I don't believe the "does not add more insertions" part is correct. I'd expect those insertions to be added. Did you see some reason that add-insertions! wouldn't be called again?

For option B, each individual activation of a rule would be assigned an ID, but this is purely a mechanism for grouping facts by the activation they came from; at least in the version I wrote there was no lookup by this activation ID later. It is just a grouping mechanism that works when mem/add-insertions! can be called more than once per rule activation. If mem/add-insertions! is only called once per rule activation then a sequence works.

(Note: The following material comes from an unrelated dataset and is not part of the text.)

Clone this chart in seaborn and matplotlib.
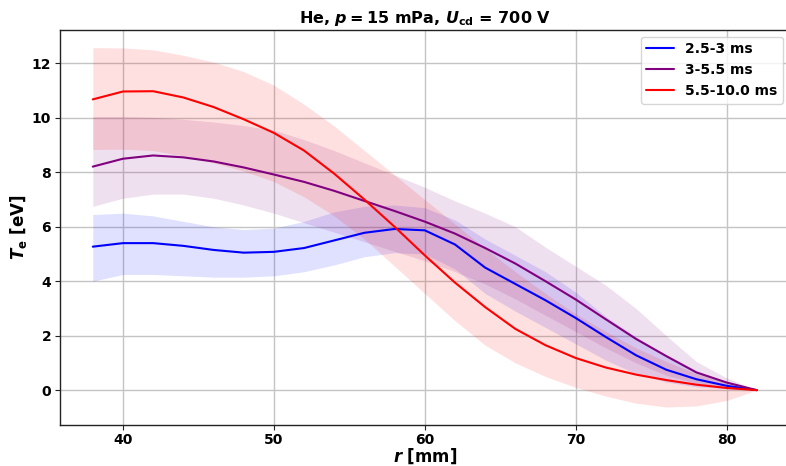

I'll work on a more polished pull request for this based on option C. @rbrush , @mrrodriguez , or anyone else looking at this, feel free to look at the draft and give feedback but waiting for a more polished version before spending time looking in detail would be completely reasonable.

I have submitted a pull request for this at #173

Some highlights:

  • The return value of memory/get-insertions changed to return a sequence of sequence of facts, with each representing a single rule activation. I also added a get-insertions-all function to the IMemoryReader protocol that returns the map from tokens to sequences of insertion groups. I don't see a good way to avoid changing memory signatures here since the idea of a map from tokens to flat fact sequences doesn't work when the facts have logical groupings (in this case by what RHS activation they come from). However, this would potentially be a breaking change to any tooling using the memory directly. I fixed the inspect and durability namespaces to use the new signatures.
  • I moved the RHS retract! functionality from clara.rules into the engine; the function in clara.rules is now a passthrough. It seemed like a function relying on engine internal belonged there. I also added tracing to it. Since insertions use the same tracer for unconditional insertions in the RHS and top-level insertions called on the session [1, 2], I did the same here (that is, used the same tracer call that top-level retractions use). All retractions are then batched and done after all insertions from a RHS. This is necessary since the fact to be retracted might have been caused by an earlier insertion (that the rules engine now batches to occur later). Since the retraction will still happen before any other RHS'es are triggered due to these actions, I believe this is still logically valid. That said, there could be an edge case I'm missing somewhere. In principle there might be performance impacts due to reordering, but in that case users would have been relying on the ordering in the engine anyway. I believe in some edge cases this does rely on retractions of a fact that isn't actually present not throwing an exception; I added a test for this in test-rules.
  • A manual test of clara-tools with the clara.examples.tools ns shows it working with these changes on my machine. Since it uses the inspect namespace [3] and this change is passive to the type signature of clara.tools.inspect/inspect (albeit with changes to the actual output for the cases that were originally broken here) this makes sense. It looks to me like clara-tools has other problems with equal facts, but this at least shouldn't cause additional problems and fixing those other problems seems out of scope here.
  1. https://github.com/rbrush/clara-rules/blob/0.10/src/main/clojure/clara/rules/engine.cljc#L221
  2. https://github.com/rbrush/clara-rules/blob/0.10/src/main/clojure/clara/rules/engine.cljc#L1093
  3. https://github.com/rbrush/clara-tools/blob/master/src/main/clojure/clara/tools/ui/session.clj#L70

Wow, very nicely done. I really appreciate the detailed description and agree with your reasoning, and the code looks good after an initial pass. I'll look more closely at this today but I don't expect to find anything too major.

I don't think the changes in in the memory namespace will break anyone, but we'll bump the version to 0.11.0 and mention it in the change log just to keep things visible.

As for clara-tools, that remains more of a part-time hobby/experiment. I had planned on doing some significant refactoring that changes it anyway, so additional issues with clara-tools can be deferred until later.

Merged!

The code looks good and clara-benchmark didn't show any performance regression. Many thanks for this great contribution!